No problem, it's especially hard to find external feedback for side projects and experiments so I try to give it when I can.

> I assumed it works correctly because it fixed my "too many open files" exception

It works, so at the end of the day that's what matters. The client vs server question, from my perspective, ultimately comes down to a question of test realism; in a real-world deployment you couldn't limit connections with client-side code because there are multiple clients. That's what I mean by "it doesn't make sense given that the error is server-side".

> Can you clarify why you think my use of semaphore does not make sense and why your suggestion is better? What is the benefit of dedicated coroutine?

I'm saying that mostly, but not exclusively, from a division of concerns standpoint. You're acquiring the semaphore in a completely different context than you're releasing it. On the one hand, that's partly a programming style issue. On the other hand, it can also have some really important consequences: for example, it's actually the event loop itself that is releasing the semaphore for you when the task is done. Because of the way the event loop works, it's hard to say exactly when the semaphore will be released. You want to hold it for the absolute minimum time possible, since it's holding up execution of other connections in the loop. Putting it into a dedicated coroutine makes it clearer what's going on, makes it such that the acquirer and releaser of the semaphore are the same, and means you are definitely holding the semaphore for the minimum amount of time possible (since, again, execution flow will not leave any particular coroutine until you yield/await another). In general I would say that releasing the semaphore in a callback is significantly more fragile, and mildly to moderately less performant, than creating a dedicated coroutine to hold the semaphore and handle the request.

Does that all make sense?

> Either it does not fail at all, which seems unlikely, or it fails silently, which is more likely and is bad.

That's a fair statement, I think. As an aside, the print statement is slow, so keep that in mind. It might actually be faster to have a single memory-mapped file for the whole thing, and then just append the error and traceback to the file. The built-in traceback library can be very useful for that. That's also a bit more realistic, since obviously IRL you wouldn't be using a print statement to keep track of errors. On a similar note, because file access is so slow, you'd be best off figuring out some way to remove the part where the server accesses the disk once per connection entirely. On a real-world system you'd possibly use some kind of memory caching system to do that, especially if you're just reading files and not writing them. That allows you to use a little more memory (potentially as little as enough to have a single copy of the file in memory) to drastically improve performance.

[dante9999]

> Does that all make sense?

yeah it does make sense.

> in a real-world deployment you couldn't limit connections with client-side code

yeah that's a very good point. But in a real world scenario handling this would not be that easy. Limiting number of available connections on the server side is not a trivial task to implement. Setting your server to avoid failures and simply return either 503 service unavailable to some clients or 429 (too many conns) to others would probably require quite a lot of coding. It's also not very clear to me how this would be implemented, how do people implement things like this? Just putting some check for number of open files before line that opens file and setting response code to 500 and 429 before opening file? This would only stop server from opening to many "html" files, but would not stop server from getting flooded with connections. Is my aiohttp app even the right place to add checks like this? Wouldn't it be better to use haproxy or nginx or some other load balancing service in front of aiohttp app and let it handle too much traffic?

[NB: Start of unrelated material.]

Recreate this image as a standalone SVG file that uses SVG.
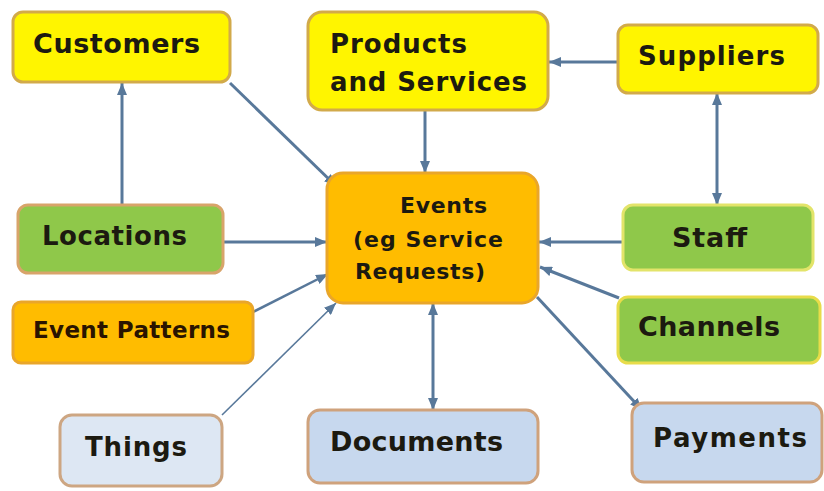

Other thing that comes to my mind (need to check this later) is that perhaps some partial "handling" of cases like this could/should be implemented in aiohttp library. I'm not sure how it behaves now, but maybe it should simply fail to open file, return 500 to the client, and print noisy traceback about open files to my logs? I didnt see this behavior when doing my tests, so either it didn't occur, is not implemented in aiohttp, or it occurrred and I somehow missed that. From my experience with Twisted I know that this is how Twisted resources behave, if you have some unhandled exceptions twisted just returns 500 to client and show traceback in logs.

[nbadg]

Keep in mind that 5XX error codes are for server errors and 4XX codes are for client errors. Returning 429 would imply "too many connections (from your computer)", not total for the service. Choosing to return a 503 for over-taxed servers is, as far as I can tell, done maybe half the time. Depending on the kind of service you're running, you might want to enforce a server timeout that says "after a certain number of milliseconds of local response time, return a 5XX error code and abandon the connection". That would be a particular component in an overall strategy for handling high load, which would heavily bias towards serving the easiest responses first. That may or may not be a good idea: what if the "expensive" requests are from paying customers accessing account pages, and the "inexpensive" ones are from a sudden spike in traffic to your homepage due to some good press somewhere? Of course eventually, you'd want to separate these two kinds of traffic entirely, such that customers are only affected by outages that they create. You can then focus on expanding your capacity to handle customers directly, instead of trying to lump that in with the much more unpredictable behavior of general web traffic.

> Just putting some check for number of open files before line that opens file and setting response code to 500 and 429 before opening file?

So actually this is one of the big benefits of putting the semaphore limiting file access within its own dedicated coroutine (except on the server side instead of the client). It allows you to handle the connection without having to deal with immediate responses. What that means in practice is that your server will be slower to respond under high load, but until it hits the client's (browser) timeout limit, you'll still be able to respond. It actually doesn't require any extra code to do that. Note that this isn't the only way to achieve this result, but it's probably the most direct, and simplest, especially given the approach you've taken with the code thus far.

A load balancer sits on top of that, ideally monitoring metrics like server CPU usage, memory load, or (most directly) request response time, and then shifts around requests between servers accordingly, to minimize the delay incurred in the aforementioned "wait for semaphore (or other synchronization primitive)" part.

At the end of the day, until you start hitting the limit of concurrent connections that others have mentioned, you don't really actually need to worry very much about how many connections you have open at once. You just want to focus on handling every connection you have as quickly as possible.